__To do__.
Your task is to copy the listing exactly. Drop any pictures from the copy.

◆ ◆ ◆ ◆

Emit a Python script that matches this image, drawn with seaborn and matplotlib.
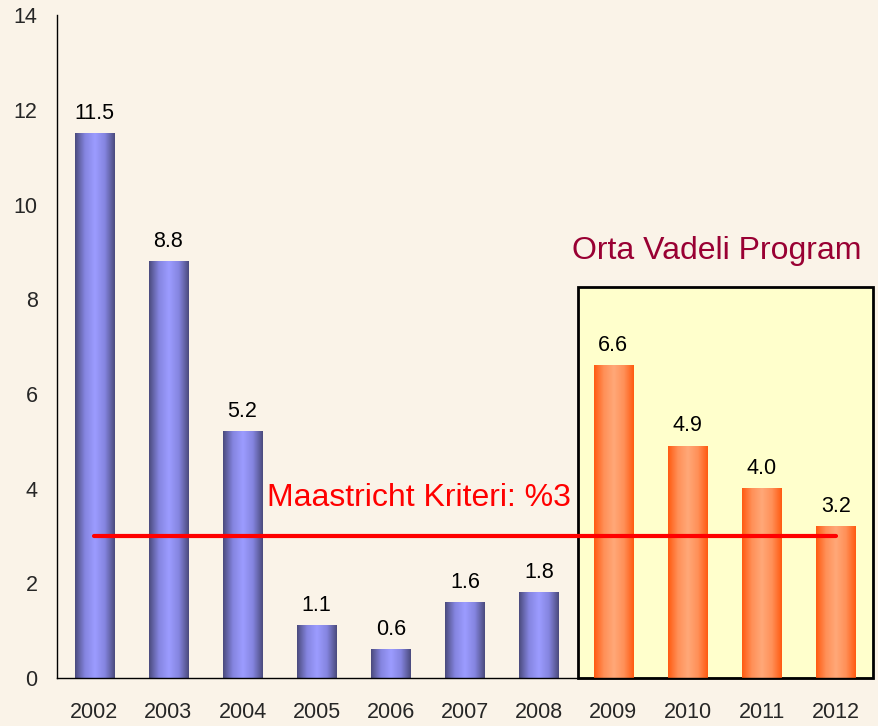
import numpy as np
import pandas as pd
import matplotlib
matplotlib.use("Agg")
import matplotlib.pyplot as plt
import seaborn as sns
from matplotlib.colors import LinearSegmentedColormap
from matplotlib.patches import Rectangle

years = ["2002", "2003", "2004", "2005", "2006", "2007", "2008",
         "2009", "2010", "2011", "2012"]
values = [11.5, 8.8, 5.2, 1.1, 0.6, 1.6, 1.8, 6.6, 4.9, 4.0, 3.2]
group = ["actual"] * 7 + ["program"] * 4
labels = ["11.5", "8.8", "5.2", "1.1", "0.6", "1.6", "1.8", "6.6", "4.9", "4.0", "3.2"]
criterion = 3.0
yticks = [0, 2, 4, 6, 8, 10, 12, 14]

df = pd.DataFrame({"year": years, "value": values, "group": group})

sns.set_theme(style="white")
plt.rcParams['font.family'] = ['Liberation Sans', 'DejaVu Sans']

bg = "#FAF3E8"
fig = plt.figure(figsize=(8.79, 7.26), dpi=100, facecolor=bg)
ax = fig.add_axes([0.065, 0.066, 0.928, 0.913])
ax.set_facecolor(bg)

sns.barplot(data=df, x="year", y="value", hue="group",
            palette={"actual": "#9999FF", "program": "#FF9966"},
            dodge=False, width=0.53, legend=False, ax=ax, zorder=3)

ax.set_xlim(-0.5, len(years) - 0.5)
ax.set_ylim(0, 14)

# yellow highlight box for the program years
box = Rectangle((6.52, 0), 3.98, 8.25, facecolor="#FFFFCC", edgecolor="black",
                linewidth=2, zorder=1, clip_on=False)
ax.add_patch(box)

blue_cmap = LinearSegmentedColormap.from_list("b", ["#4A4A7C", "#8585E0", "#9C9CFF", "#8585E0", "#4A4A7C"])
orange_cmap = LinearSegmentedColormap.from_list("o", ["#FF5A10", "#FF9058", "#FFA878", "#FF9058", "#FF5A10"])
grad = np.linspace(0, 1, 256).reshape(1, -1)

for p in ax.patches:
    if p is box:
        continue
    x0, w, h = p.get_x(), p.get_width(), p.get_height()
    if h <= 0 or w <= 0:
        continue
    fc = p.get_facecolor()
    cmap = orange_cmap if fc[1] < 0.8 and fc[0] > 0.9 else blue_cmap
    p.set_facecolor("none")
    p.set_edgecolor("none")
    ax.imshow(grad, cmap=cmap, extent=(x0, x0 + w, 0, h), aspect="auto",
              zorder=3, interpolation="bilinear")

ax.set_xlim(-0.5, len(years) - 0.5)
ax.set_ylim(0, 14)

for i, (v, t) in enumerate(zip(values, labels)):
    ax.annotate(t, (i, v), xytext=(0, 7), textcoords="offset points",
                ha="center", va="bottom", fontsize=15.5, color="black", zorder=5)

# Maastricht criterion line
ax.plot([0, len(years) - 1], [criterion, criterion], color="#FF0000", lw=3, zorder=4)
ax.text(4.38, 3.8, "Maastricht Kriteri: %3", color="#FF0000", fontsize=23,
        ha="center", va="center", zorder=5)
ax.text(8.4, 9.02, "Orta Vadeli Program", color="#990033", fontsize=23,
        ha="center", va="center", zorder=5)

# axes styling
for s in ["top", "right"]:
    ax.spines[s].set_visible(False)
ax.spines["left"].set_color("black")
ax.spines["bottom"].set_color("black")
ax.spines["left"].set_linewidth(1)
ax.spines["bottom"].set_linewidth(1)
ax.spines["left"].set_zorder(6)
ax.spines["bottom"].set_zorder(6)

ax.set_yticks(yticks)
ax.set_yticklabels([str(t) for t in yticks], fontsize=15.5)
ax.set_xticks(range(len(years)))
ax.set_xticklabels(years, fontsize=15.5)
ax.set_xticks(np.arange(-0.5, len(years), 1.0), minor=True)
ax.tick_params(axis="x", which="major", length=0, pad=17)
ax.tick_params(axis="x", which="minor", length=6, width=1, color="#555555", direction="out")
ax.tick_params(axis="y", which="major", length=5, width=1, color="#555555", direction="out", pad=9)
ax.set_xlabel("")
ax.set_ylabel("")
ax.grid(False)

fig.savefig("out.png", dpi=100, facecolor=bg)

◆ ◆ ◆ ◆

__Result of this task__.
Emit a Python script that matches this image, drawn with seaborn and matplotlib.
import numpy as np
import pandas as pd
import matplotlib
matplotlib.use("Agg")
import matplotlib.pyplot as plt
import seaborn as sns
from matplotlib.colors import LinearSegmentedColormap
from matplotlib.patches import Rectangle

years = ["2002", "2003", "2004", "2005", "2006", "2007", "2008",
         "2009", "2010", "2011", "2012"]
values = [11.5, 8.8, 5.2, 1.1, 0.6, 1.6, 1.8, 6.6, 4.9, 4.0, 3.2]
group = ["actual"] * 7 + ["program"] * 4
labels = ["11.5", "8.8", "5.2", "1.1", "0.6", "1.6", "1.8", "6.6", "4.9", "4.0", "3.2"]
criterion = 3.0
yticks = [0, 2, 4, 6, 8, 10, 12, 14]

df = pd.DataFrame({"year": years, "value": values, "group": group})

sns.set_theme(style="white")
plt.rcParams['font.family'] = ['Liberation Sans', 'DejaVu Sans']

bg = "#FAF3E8"
fig = plt.figure(figsize=(8.79, 7.26), dpi=100, facecolor=bg)
ax = fig.add_axes([0.065, 0.066, 0.928, 0.913])
ax.set_facecolor(bg)

sns.barplot(data=df, x="year", y="value", hue="group",
            palette={"actual": "#9999FF", "program": "#FF9966"},
            dodge=False, width=0.53, legend=False, ax=ax, zorder=3)

ax.set_xlim(-0.5, len(years) - 0.5)
ax.set_ylim(0, 14)

# yellow highlight box for the program years
box = Rectangle((6.52, 0), 3.98, 8.25, facecolor="#FFFFCC", edgecolor="black",
                linewidth=2, zorder=1, clip_on=False)
ax.add_patch(box)

blue_cmap = LinearSegmentedColormap.from_list("b", ["#4A4A7C", "#8585E0", "#9C9CFF", "#8585E0", "#4A4A7C"])
orange_cmap = LinearSegmentedColormap.from_list("o", ["#FF5A10", "#FF9058", "#FFA878", "#FF9058", "#FF5A10"])
grad = np.linspace(0, 1, 256).reshape(1, -1)

for p in ax.patches:
    if p is box:
        continue
    x0, w, h = p.get_x(), p.get_width(), p.get_height()
    if h <= 0 or w <= 0:
        continue
    fc = p.get_facecolor()
    cmap = orange_cmap if fc[1] < 0.8 and fc[0] > 0.9 else blue_cmap
    p.set_facecolor("none")
    p.set_edgecolor("none")
    ax.imshow(grad, cmap=cmap, extent=(x0, x0 + w, 0, h), aspect="auto",
              zorder=3, interpolation="bilinear")

ax.set_xlim(-0.5, len(years) - 0.5)
ax.set_ylim(0, 14)

for i, (v, t) in enumerate(zip(values, labels)):
    ax.annotate(t, (i, v), xytext=(0, 7), textcoords="offset points",
                ha="center", va="bottom", fontsize=15.5, color="black", zorder=5)

# Maastricht criterion line
ax.plot([0, len(years) - 1], [criterion, criterion], color="#FF0000", lw=3, zorder=4)
ax.text(4.38, 3.8, "Maastricht Kriteri: %3", color="#FF0000", fontsize=23,
        ha="center", va="center", zorder=5)
ax.text(8.4, 9.02, "Orta Vadeli Program", color="#990033", fontsize=23,
        ha="center", va="center", zorder=5)

# axes styling
for s in ["top", "right"]:
    ax.spines[s].set_visible(False)
ax.spines["left"].set_color("black")
ax.spines["bottom"].set_color("black")
ax.spines["left"].set_linewidth(1)
ax.spines["bottom"].set_linewidth(1)
ax.spines["left"].set_zorder(6)
ax.spines["bottom"].set_zorder(6)

ax.set_yticks(yticks)
ax.set_yticklabels([str(t) for t in yticks], fontsize=15.5)
ax.set_xticks(range(len(years)))
ax.set_xticklabels(years, fontsize=15.5)
ax.set_xticks(np.arange(-0.5, len(years), 1.0), minor=True)
ax.tick_params(axis="x", which="major", length=0, pad=17)
ax.tick_params(axis="x", which="minor", length=6, width=1, color="#555555", direction="out")
ax.tick_params(axis="y", which="major", length=5, width=1, color="#555555", direction="out", pad=9)
ax.set_xlabel("")
ax.set_ylabel("")
ax.grid(False)

fig.savefig("out.png", dpi=100, facecolor=bg)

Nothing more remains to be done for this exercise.